Si l’expérience est assez inédite -D8 et Arte s’y étaient déjà essayées à des degrés divers, avec What Ze Teuf et About: Kate-, c’est par son ampleur et son objet politique qu’elle innove. On retrouve dans Anarchy un petit un air de Bye Bye Belgium, le fameux coup de force de Philippe Dutilleul où la fin de la Belgique était imaginée. Un Bye Bye Belgium agrémenté d’un véritable univers parallèle, riche et dense.
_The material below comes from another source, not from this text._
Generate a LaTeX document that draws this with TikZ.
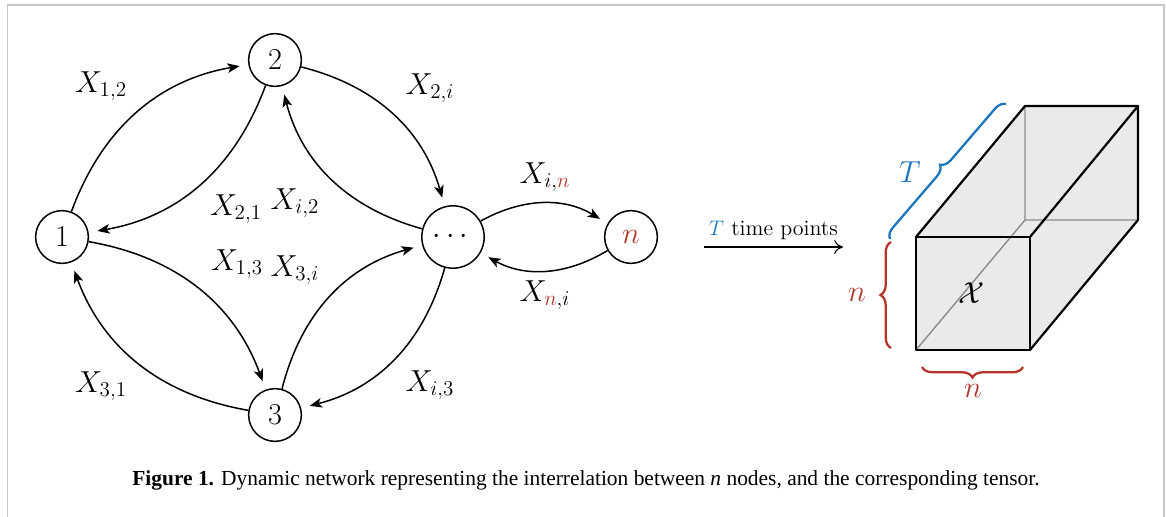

Sur le site Internet d’Anarchy, accessible depuis le 30 octobre, on retrouve des articles, des petits JT quotidiens, un flux live, comme sur n’importe quel site d’actu: de vrais-faux journalistes (l’équipe est conséquente) inventent donc une réalité plausible dans une France sortie de l’Euro avec les acteurs actuels de la politique hexagonale, François Hollande et Marine Le Pen en tête, forcés de réagir aux troubles de plus en plus violents qui parcourent le pays. Mais, également, et c’est plus cocasse, avec des retombées sur… le PSG par exemple, où Zlatan Ibrahimovic et les joueurs brésiliens décident de quitter le club. « Savoir si on allait utiliser un univers totalement fictif a été l’objet d’un long débat. Mais on voulait que les joueurs se sentent impliqués dans un univers qu’ils connaissaient. Anarchy parle de la société telle qu’elle est. La fiction complète en aurait trop changé les codes« , poursuit Boris Razon. Reste qu’au rayon bémols, au-delà des grincements de dents que le présupposé de départ (une France hors de l’Euro serait une France de chaos) a fait naître sur les forums, on sera obligé d’admettre que le pilote n’est pas une réussite fulgurante au niveau finesse d’écriture et interprétation. Notre Roger Van Hool national, dans le rôle du vieux militaire traditionnaliste belge, fait ce qu’il peut, mais l’ensemble tourne parfois à la farce un peu grossière. Boris Razon évoque ce parti pris de la légèreté. « On a longtemps cherché l’angle sur lequel on développerait la série, qui est moins au centre du projet que notre site Web, destiné à stimuler la créativité. Il a fallu faire avec nos moyens, qui ne sont pas énormes. On aurait adoré avoir de nombreux figurants et de somptueux décors… On a finalement préféré le regard décalé et humoristique, plutôt qu’un ton sérieux et grave. Mais l’arche narrative nous réserve encore pas mal de surprises, parce que nous, on sait où on va. » A voir tous les jeudis sur France 4, pour vous faire votre idée. Et peut-être intégrer la partie.